Android App Feature Extraction: A review of approaches for malware and app similarity detection
Simon Torka, Sahin Albayrak
TL;DR
The paper surveys Android malware, clone, and functional similarity detection literature from 2002 to 2022, catalogs data sources, feature extraction toolchains, and extractable features, and identifies a critical lack of publicly available, universal interdisciplinary datasets. It proposes guidelines and a schematic workflow for creating a comprehensive dataset that harmonizes APK- and app-store–derived features across domains, enabling reproducibility and cross-disciplinary collaboration. The authors argue that such a dataset would enable robust validation, foster synergy between malware, clone, and similarity research, and support practical risk mitigation and app-recommendation systems. The work emphasizes open data practices and careful documentation to enhance reproducibility, with attention to human factors in security decisions and multi-label app classifications.

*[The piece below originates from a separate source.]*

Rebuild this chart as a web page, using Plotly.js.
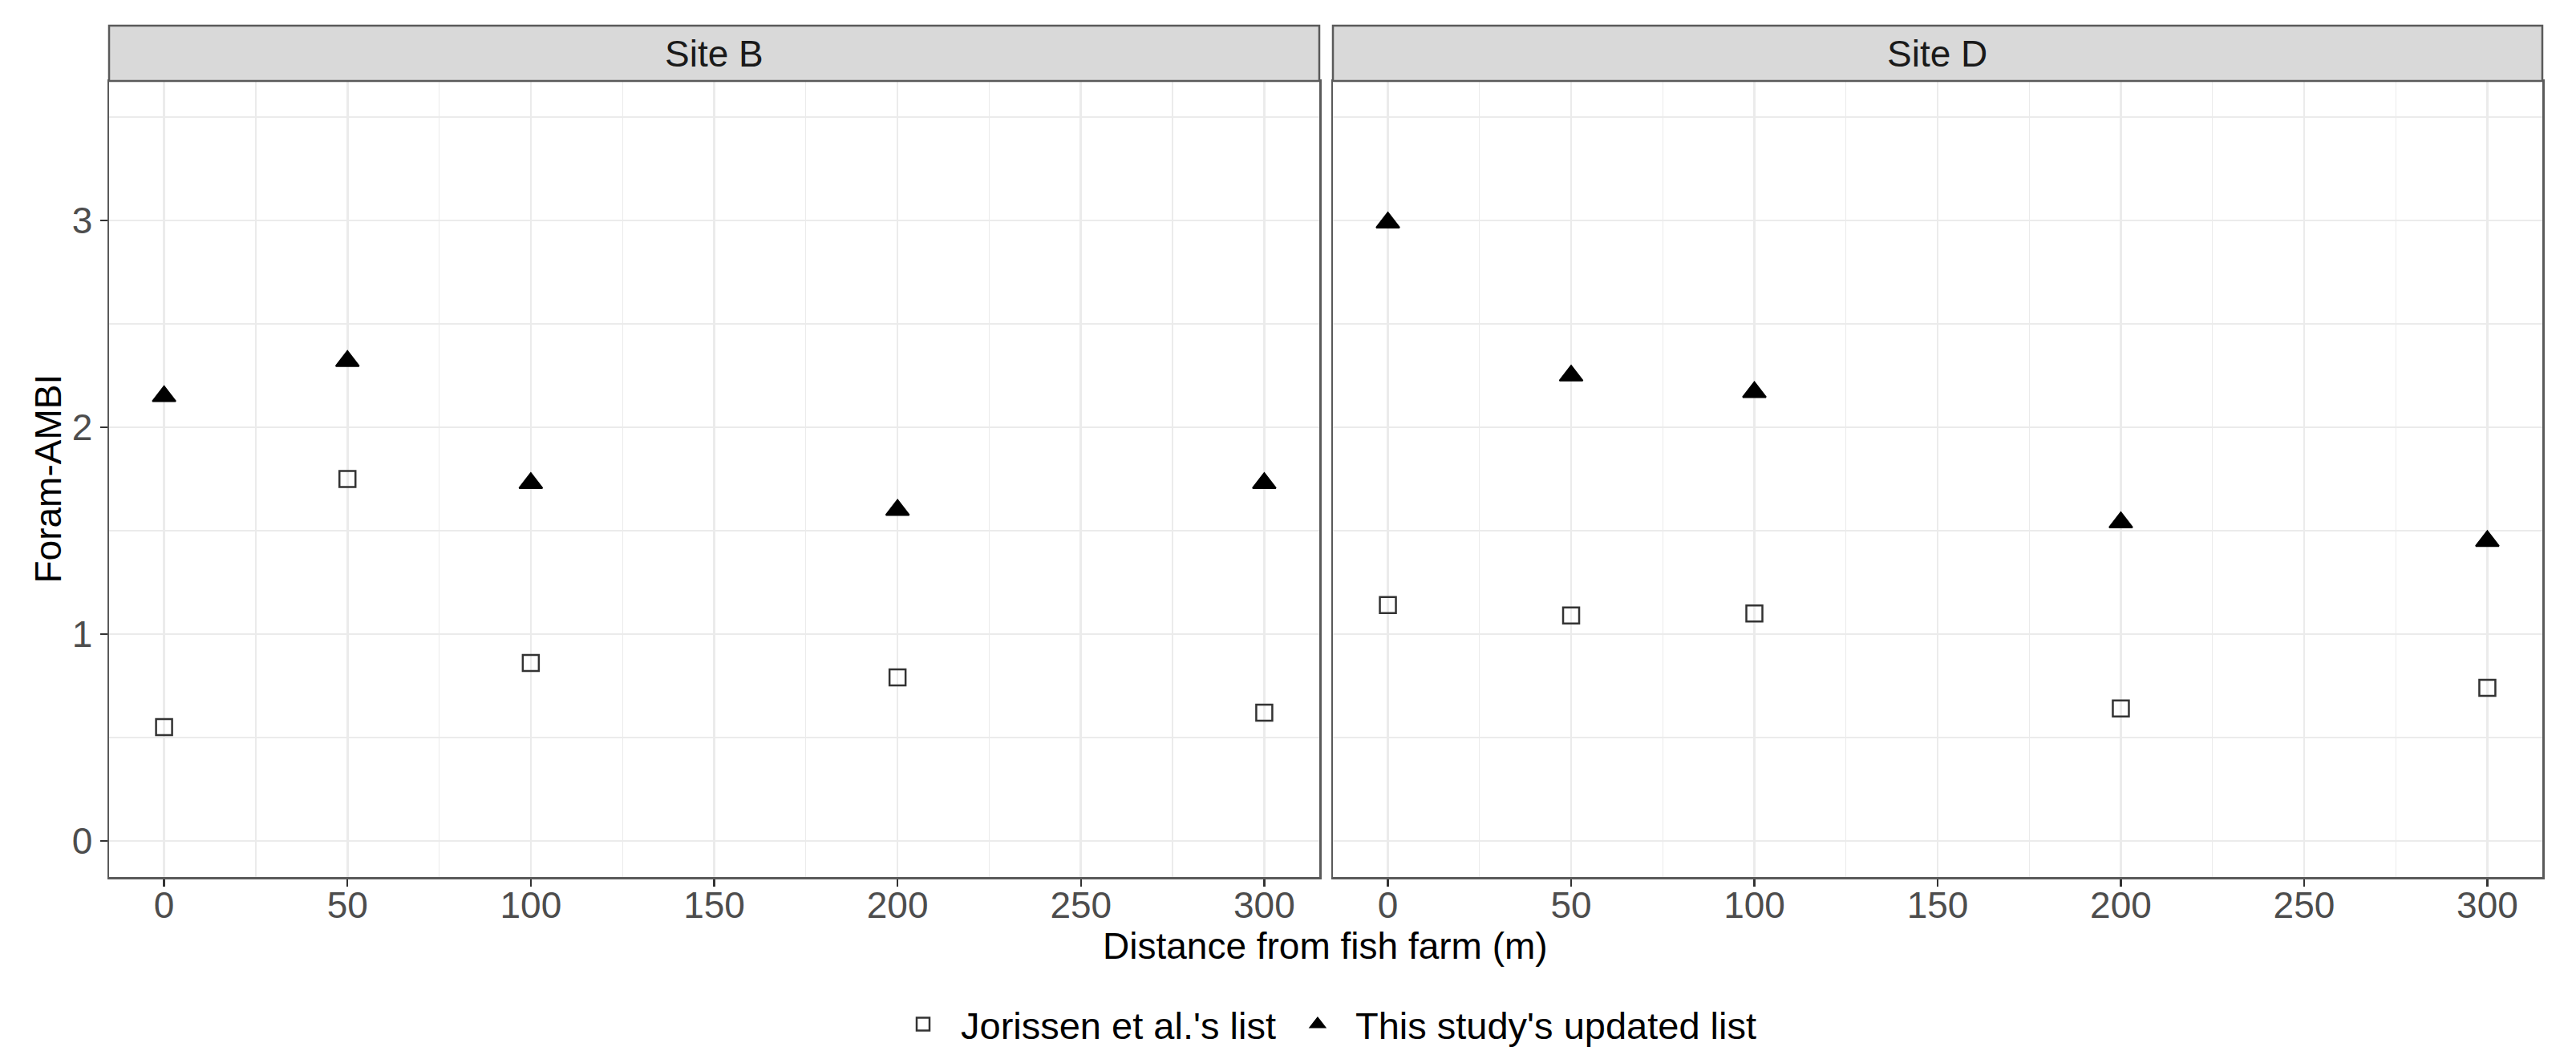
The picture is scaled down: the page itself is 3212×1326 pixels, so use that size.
<!DOCTYPE html>
<html>
<head>
<meta charset="utf-8">
<script src="https://cdn.plot.ly/plotly-3.0.1.min.js"></script>
<style>
  html, body { margin: 0; padding: 0; background: #ffffff; }
  #chart { width: 3212px; height: 1326px; }
</style>
</head>
<body>
<div id="chart"></div>
<script>
// ---- data ----
const distances = [0, 50, 100, 200, 300];
const sites = ['Site B', 'Site D'];
const seriesNames = ["Jorissen et al.'s list", "This study's updated list"];
const siteB_jorissen = [0.55, 1.75, 0.86, 0.79, 0.62];
const siteB_updated  = [2.15, 2.32, 1.73, 1.60, 1.73];
const siteD_jorissen = [1.14, 1.09, 1.10, 0.64, 0.74];
const siteD_updated  = [2.99, 2.25, 2.17, 1.54, 1.45];
const xTickVals = [0, 50, 100, 150, 200, 250, 300];
const yTickVals = [0, 1, 2, 3];
const xTitle = 'Distance from fish farm (m)';
const yTitle = 'Foram-AMBI';

// ---- geometry (paper fractions) ----
const W = 3212, H = 1326;
const pxX = v => v / W;
const pxY = v => 1 - v / H;
const panelTop = 101, panelBottom = 1094, stripTop = 32;
const leftDom = [pxX(136), pxX(1645)];
const rightDom = [pxX(1662), pxX(3170)];
const yDom = [pxY(panelBottom), pxY(panelTop)];

const FONT = 'Liberation Sans, Arial, Helvetica, sans-serif';
const borderColor = '#5a5a5a';

const squareMarker = { symbol: 'square-open', size: 20, color: '#333333', line: { color: '#333333', width: 2.5 } };
const triMarker = { symbol: 'triangle-up', size: 25, color: '#000000', line: { color: '#000000', width: 2 } };

const traces = [
  { x: distances, y: siteB_jorissen, xaxis: 'x', yaxis: 'y', type: 'scatter', mode: 'markers',
    name: seriesNames[0], legendgroup: 'j', showlegend: true, marker: squareMarker },
  { x: distances, y: siteD_jorissen, xaxis: 'x2', yaxis: 'y2', type: 'scatter', mode: 'markers',
    name: seriesNames[0], legendgroup: 'j', showlegend: false, marker: squareMarker },
  { x: distances, y: siteB_updated, xaxis: 'x', yaxis: 'y', type: 'scatter', mode: 'markers',
    name: seriesNames[1], legendgroup: 'u', showlegend: true, marker: triMarker },
  { x: distances, y: siteD_updated, xaxis: 'x2', yaxis: 'y2', type: 'scatter', mode: 'markers',
    name: seriesNames[1], legendgroup: 'u', showlegend: false, marker: triMarker }
];

function xAxis(domain, anchor) {
  return {
    domain: domain, anchor: anchor, range: [-15, 315],
    tickmode: 'array', tickvals: xTickVals, ticktext: xTickVals.map(String),
    ticks: 'outside', ticklen: 9, tickwidth: 2.5, tickcolor: '#333333',
    ticklabelstandoff: -16,
    showgrid: true, gridcolor: '#ebebeb', gridwidth: 2.7,
    minor: { dtick: 25, tick0: 0, showgrid: true, gridcolor: '#ebebeb', gridwidth: 1.3, ticks: '' },
    zeroline: false, showline: true, mirror: true, linecolor: borderColor, linewidth: 2.5,
    tickfont: { family: FONT, size: 46, color: '#4d4d4d' },
    automargin: false, fixedrange: true
  };
}
function yAxis(anchor, showLabels) {
  return {
    domain: yDom, anchor: anchor, range: [-0.175, 3.675],
    tickmode: 'array', tickvals: yTickVals, ticktext: yTickVals.map(String),
    showticklabels: showLabels,
    ticks: showLabels ? 'outside' : '', ticklen: 9, tickwidth: 2.5, tickcolor: '#333333',
    showgrid: true, gridcolor: '#ebebeb', gridwidth: 2.7,
    minor: { dtick: 0.5, tick0: 0, showgrid: true, gridcolor: '#ebebeb', gridwidth: 1.3, ticks: '' },
    zeroline: false, showline: true, mirror: true, linecolor: borderColor, linewidth: 2.5,
    tickfont: { family: FONT, size: 46, color: '#4d4d4d' },
    automargin: false, fixedrange: true
  };
}

const layout = {
  width: W, height: H,
  margin: { l: 0, r: 0, t: 0, b: 0, pad: 0 },
  paper_bgcolor: '#ffffff', plot_bgcolor: '#ffffff',
  font: { family: FONT, size: 46, color: '#000000' },
  xaxis: xAxis(leftDom, 'y'),
  yaxis: yAxis('x', true),
  xaxis2: xAxis(rightDom, 'y2'),
  yaxis2: yAxis('x2', false),
  showlegend: true,
  legend: {
    orientation: 'h', x: pxX(1104), xanchor: 'left', y: pxY(1278), yanchor: 'middle',
    font: { family: FONT, size: 47, color: '#000000' },
    bgcolor: 'rgba(0,0,0,0)', itemwidth: 84, tracegroupgap: 0
  },
  shapes: [
    { type: 'rect', xref: 'paper', yref: 'paper', x0: leftDom[0], x1: leftDom[1], y0: yDom[1], y1: pxY(stripTop),
      fillcolor: '#d9d9d9', line: { color: borderColor, width: 2.5 }, layer: 'above' },
    { type: 'rect', xref: 'paper', yref: 'paper', x0: rightDom[0], x1: rightDom[1], y0: yDom[1], y1: pxY(stripTop),
      fillcolor: '#d9d9d9', line: { color: borderColor, width: 2.5 }, layer: 'above' }
  ],
  annotations: [
    { text: sites[0], xref: 'paper', yref: 'paper', x: (leftDom[0] + leftDom[1]) / 2, y: pxY((stripTop + panelTop) / 2),
      xanchor: 'center', yanchor: 'middle', showarrow: false, font: { family: FONT, size: 46, color: '#1a1a1a' } },
    { text: sites[1], xref: 'paper', yref: 'paper', x: (rightDom[0] + rightDom[1]) / 2, y: pxY((stripTop + panelTop) / 2),
      xanchor: 'center', yanchor: 'middle', showarrow: false, font: { family: FONT, size: 46, color: '#1a1a1a' } },
    { text: xTitle, xref: 'paper', yref: 'paper', x: (leftDom[0] + rightDom[1]) / 2, y: pxY(1180),
      xanchor: 'center', yanchor: 'middle', showarrow: false, font: { family: FONT, size: 46, color: '#000000' } },
    { text: yTitle, xref: 'paper', yref: 'paper', x: pxX(60), y: (yDom[0] + yDom[1]) / 2,
      xanchor: 'center', yanchor: 'middle', textangle: -90, showarrow: false,
      font: { family: FONT, size: 46, color: '#000000' } }
  ]
};

Plotly.newPlot('chart', traces, layout, { displayModeBar: false, staticPlot: true });
</script>
</body>
</html>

Overall, the paper lays the groundwork for a publicly accessible resource that could accelerate Android security research and improve user protection through cross-domain insights.
Abstract
This paper reviews work published between 2002 and 2022 in the fields of Android malware, clone, and similarity detection. It examines the data sources, tools, and features used in existing research and identifies the need for a comprehensive, cross-domain dataset to facilitate interdisciplinary collaboration and the exploitation of synergies between different research areas. Furthermore, it shows that many research papers do not publish the dataset or a description of how it was created, making it difficult to reproduce or compare the results. The paper highlights the necessity for a dataset that is accessible, well-documented, and suitable for a range of applications. Guidelines are provided for this purpose, along with a schematic method for creating the dataset.